I would dare to say that the majority of us have at least a passing familiarity with history's great equations, such as Pythagoras's theorem, Newton's Law of Gravity, or Einstein's E = mc2. I would also dare to suggest that most of us don't know as much as we think we know with regard to the ways in which these equations were derived and the things they lead to.
The author has a very friendly and engaging style, and he provides detailed explanations of things I may once have known, but (if so) have long forgotten. We start with Pythagoras's Theorem, which describes how the three sides of a right-angled triangle are related. This isn’t a long chapter, but I came away thinking "Wow ... I didn’t know this ... or that ... or that!"
One thing I really liked about this book is that it's packed with nuggets of knowledge and tidbits of trivia. For example, clay tablets show that the Babylonians knew about the 3-4-5 triangle at least a thousand years before Pythagoras.

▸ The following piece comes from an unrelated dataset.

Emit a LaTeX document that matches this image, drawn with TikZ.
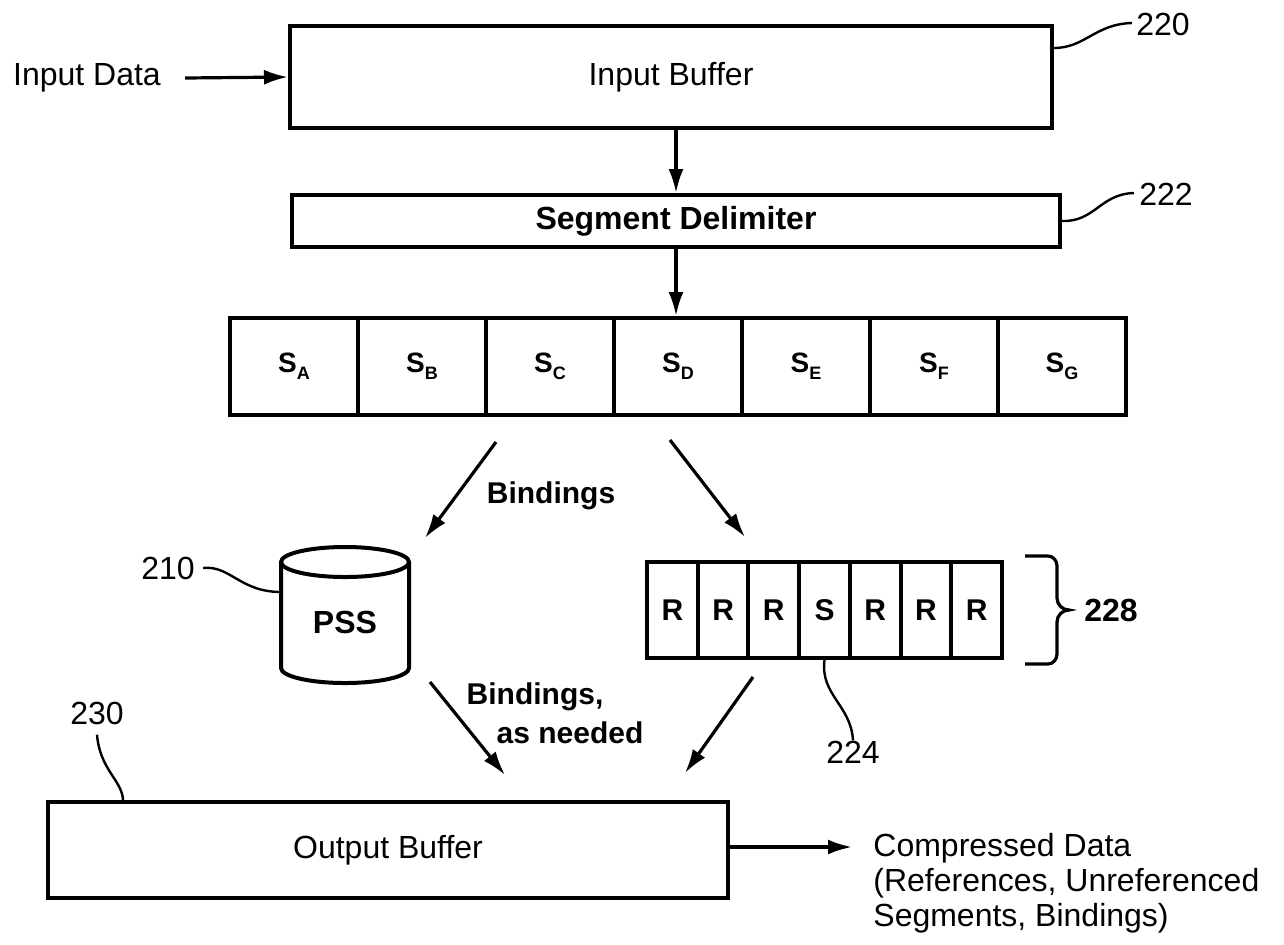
\documentclass[tikz,border=0pt]{standalone}
\usepackage{fontspec}
\setmainfont{Liberation Sans}
\usetikzlibrary{arrows.meta}
\newcommand\subl[1]{\raisebox{-0.45ex}{\fontsize{9}{9}\selectfont\bfseries #1}}
\begin{document}
\begin{tikzpicture}[x=0.5pt,y=-0.5pt,
  box/.style={draw, line width=2pt, inner sep=0pt, font=\fontsize{16}{19}\selectfont},
  cell/.style={draw, line width=2pt, inner sep=0pt, minimum width=64pt, minimum height=48.5pt, font=\fontsize{14}{16}\selectfont\bfseries},
  rcell/.style={draw, line width=2pt, inner sep=0pt, minimum width=25.35pt, minimum height=48pt, font=\fontsize{15}{17}\selectfont\bfseries},
  arr/.style={line width=1.6pt, -{Latex[length=12pt,width=7.5pt]}},
  lead/.style={line width=1.2pt},
  lbl/.style={font=\fontsize{16}{19}\selectfont, inner sep=0pt},
  txt/.style={font=\fontsize{15}{18}\selectfont\bfseries, inner sep=0pt},
]
\useasboundingbox (0,0) rectangle (1284,944);

% Input
\node[lbl] (indata) at (87,78) {Input Data};
\node[box, minimum width=381pt, minimum height=51pt] (inbuf) at (671,77) {Input Buffer};
\draw[arr] (indata.east) ++(12pt,0) coordinate (inA) (inA) -- (inbuf.west);

% Segment delimiter
\node[box, minimum width=384pt, minimum height=26pt, font=\fontsize{16}{19}\selectfont\bfseries] (sd) at (676,221) {Segment Delimiter};
\draw[arr] (sd.north |- inbuf.south) -- (sd.north);

% labels 220 / 222
\node[lbl] (l220) at (1163,24) {220};
\node[lbl] (l222) at (1166,194) {222};
\coordinate (l220w) at (1132,23);
\coordinate (l222w) at (1134,193);
\draw[lead] (inbuf.east |- 0,48) .. controls (1085,48) and (1095,24) .. (l220w);
\draw[lead] (sd.east) .. controls (1095,222) and (1100,194) .. (l222w);

% Segments
\foreach \i/\n/\s in {0/sA/A,1/sB/B,2/sC/C,3/sD/D,4/sE/E,5/sF/F,6/sG/G}
  \node[cell] (\n) at ({294+128*\i},366.5) {S\subl{\s}};
\draw[arr] (sd.south) -- (sd.south |- sD.north);

% Bindings arrows
\coordinate (b1s) at (496,442);
\coordinate (b1e) at (425,538);
\coordinate (b2s) at (670,440);
\coordinate (b2e) at (745,537);
\draw[arr] (b1s) -- (b1e);
\draw[arr] (b2s) -- (b2e);
\node[txt] (bind1) at (551,496) {Bindings};

% PSS cylinder
\draw[line width=2pt] (345,562) ellipse [x radius=32pt, y radius=7.5pt];
\draw[line width=2pt] (281,562) -- (281,668) arc[start angle=180, end angle=360, x radius=32pt, y radius=7.5pt] -- (409,562);
\node[font=\fontsize{16}{19}\selectfont\bfseries, inner sep=0pt] (pss) at (345,622) {PSS};
\node[lbl] (l210) at (168,568) {210};
\coordinate (pssL) at (281,592);
\draw[lead] (l210.east) ++(8,0) coordinate (l210e) (l210e) .. controls (230,565) and (240,592) .. (pssL);

% R/S row
\foreach \i/\l in {0/R,1/R,2/R,3/S,4/R,5/R,6/R}
  \node[rcell] (r\i) at ({672.4+50.7*\i},610) {\l};

% brace 228
\draw[line width=1.6pt] (1025,556) -- (1048,556) to[out=0,in=90] (1057,566) -- (1057,598)
  to[out=-90,in=180] (1069,610) to[out=180,in=90] (1057,622) -- (1057,654)
  to[out=-90,in=0] (1048,664) -- (1025,664);
\node[lbl, font=\fontsize{16}{19}\selectfont\bfseries] (l228) at (1111,610) {228};

% label 224
\node[lbl] (l224) at (853,752) {224};
\draw[lead] (r3.south) .. controls (820,695) and (851,705) .. (l224.north);

% Output arrows
\coordinate (b3s) at (430,682);
\coordinate (b3e) at (505,775);
\coordinate (b4s) at (753,677);
\coordinate (b4e) at (685,773);
\draw[arr] (b3s) -- (b3e);
\draw[arr] (b4s) -- (b4e);
\node[txt] (bind2a) at (535,697) {Bindings,};
\node[txt] (bind2b) at (570,733) {as needed};

% Output buffer
\node[box, minimum width=340pt, minimum height=48pt] (outbuf) at (388,850) {Output Buffer};
\node[lbl] (l230) at (97,713) {230};
\draw[lead] (l230.south) ++(0,10) coordinate (l230s) (l230s) .. controls (100,770) and (122,780) .. (outbuf.north west -| 123,0);

\node[anchor=west, align=left, inner sep=0pt, font=\fontsize{16}{17.5}\selectfont] (comp) at (873,883)
  {Compressed Data\\(References, Unreferenced\\Segments, Bindings)};
\coordinate (compA) at (852,847);
\draw[arr] (outbuf.east |- compA) -- (compA);
\end{tikzpicture}
\end{document}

The interesting thing is how the fundamental equations introduced at the beginning of the book keep on reappearing in different guises as we stroll through more complex concepts later on. I cannot tell you how many times Pythagoras's theorem popped up throughout the book (a bit like the mathematical equivalent of Whac-A-Mole).
Chapter 2 is on Logarithms. Before reading this chapter I knew how to use these little rascals, but I had forgotten exactly what they were or how they were derived. By the end of this chapter I was squirming in my seat with excitement.
From here we plunge into Calculus, Newton's Law of Gravity, the Square Root of Minus One, Euler's Formula for Polyhedra, Normal Distribution, the Wave Equation, the Fourier Transform, the Navier-Stokes Equation, Maxwell's Equations, the Second Law of Thermodynamics, Relativity, Schrödinger's Equation, Information Theory, Chaos Theory, and the Black-Scholes Equation.
It has to be said that some of the equations and topics are more challenging than others, but all-in-all I really enjoyed myself. I discovered all sorts of things, like how the Wave Equation (which was originally developed in the mid-1700s to explain how strings vibrate) lead to huge advances in our understanding of water waves, sound waves, and light waves.
I was also captivated by the discussions on how harmonious ratios of the fourth (4:3) and the fifth (3:2) ended up providing a theoretical basis for a musical scale and led to the scale(s) now used in most Western music. The real interesting thing to me was the discussion on how each tone is derived as a ratio, and how each tone can be divided into two intervals, each close to a semitone, to obtain a 12-note scale (think of the white and black keys on a piano – there are 12 for each octave). The thing is that the way in which each tone is divided can be achieved in several different ways, yielding slightly different results. However it is done, there can be subtle but audible problems when changing the key of a piece of music. This completely blew me away – I used to play the piano and trumpet and trombone (not all at the same time, you understand), and I had always assumed that you could simply swap one key for another and continue on your merry way.
Later we run into the Scottish physicist and mathematician James Clerk Maxwell (1831-1879). Maxwell's Equations provided the first major unification of physical forces, showing that electricity and magnetism are intimately related. (You can only imagine my surprise when the Wave Equation from Chapter 8 jumped back into the picture.) This lead to the prediction that electromagnetic waves exist and that they travel at the speed of light (finally, after reading this book I understand how this all came about); in turn, this lead to the realization that light itself is an electromagnetic wave. All of this motivated the subsequent invention of radio, radar, television, and most modern communication systems.
As always, I could waffle on and on about this until you begged me to stop. Suffice it to say, however, that I think this book has something for everyone, from younger and/or less-informed readers to engineers and scientists. Even folks who consider themselves to be knowledgeable about mathematics will learn something here, such as the historical background with regard to how their prized mathematical tools came into being.